The rough pathway is followed south-eastwards across the plateau; it can be seen from the mass of stones along the route, in some places three metres wide, that this was, perhaps, once an important north/south highway. During peat-cutting here years ago, a Bronze Age halberd, a kind battle axe, was found, confirmation of the use of this way across the peninsula.

In the far distance to the south the undulating shapes of the Macgillicuddy Reeks can be seen in good conditions, and soon, the valley we are heading for can be seen ahead between two mountains, Cnoc Mhaoilionain to the right and Reamore to the left. The story tells of Cuchulainn, trying to rescue a young and beautiful girl called Scal from an ugly giant, having a rock-throwing fight between the two tops. When Cuchulainn on Reamore was getting tired, he failed to duck and was stunned by a boulder. Scal, thinking he was dead, threw herself into Lough Annascaul and drowned.

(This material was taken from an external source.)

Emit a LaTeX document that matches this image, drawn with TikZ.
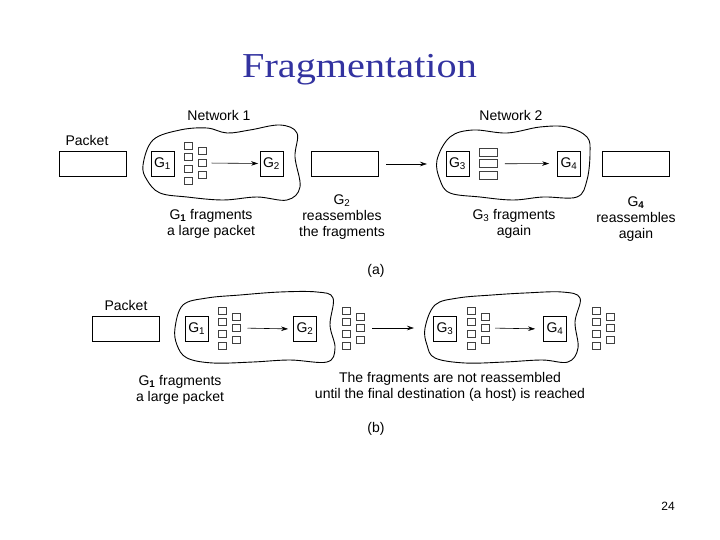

As the route begins to descend, a glimpse of Lough Annascaul signals we are approaching the end. The ancient road becomes more pronounced further down, complete with retaining walls as it sidles down the flanks of Cnoc Mhaoilionain. The Garryvagh river is followed as it descends to the valley bottom. It quietens as it slows and flows serenely into Lough Annascaul, and the end of our walk.